There’s the rub: Without the freedom to lock up people for
victimless crimes, the Police State would quickly become impotent.
Victimless crimes make up more than 80% of the federal prison
population. Destroy the State’s power to arrest people for such activities, and
you dismantle the Police State.
But this depends upon, more than anything, the maturity of the
people.
“A free man,” Laurence Vance writes on the Lew Rockwell blog,
“must be able to endure it when his fellow men act and live otherwise than he
considers proper. He must free himself from the habit, just as soon as
something does not please him, of calling for the police.
“The only freedom which deserves the name is that of pursuing
our own good in our own way, so long as we do not attempt to deprive others of
theirs, or impede their efforts to obtain it.

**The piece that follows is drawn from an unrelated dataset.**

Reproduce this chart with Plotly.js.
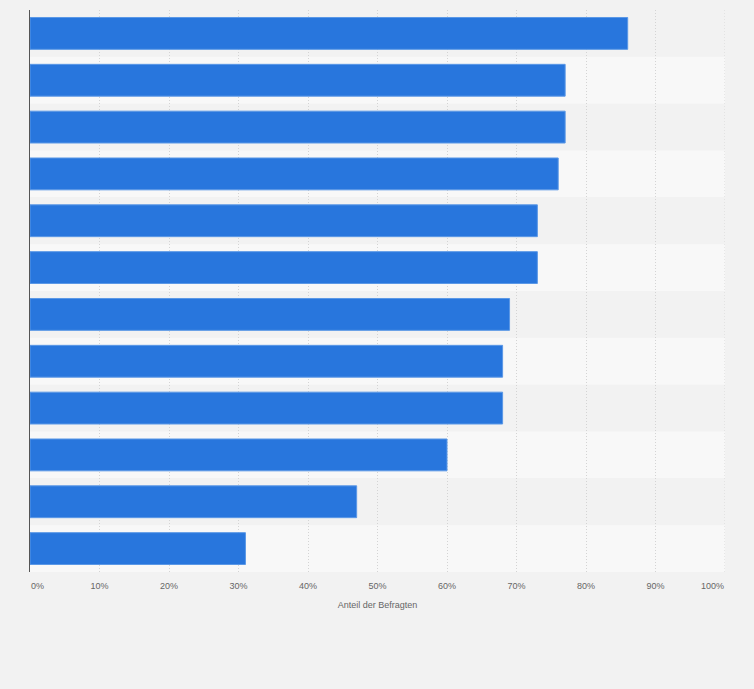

Each is the proper guardian of
his own health, whether bodily, or mental and spiritual. Mankind are greater
gainers by suffering each other to live as seems good to themselves, than by
compelling each to live as seems good to the rest.
“Victimless crime legislation requires a nanny state to enforce
it. A nanny state must of necessity be a police state and therefore hostile to
liberty. Real crimes that violate personal or property rights should be
enforced to the fullest extent of the law; victimless crimes should be opposed
root and branch.”
Yours for better living,
Bruce ‘the Poor Man’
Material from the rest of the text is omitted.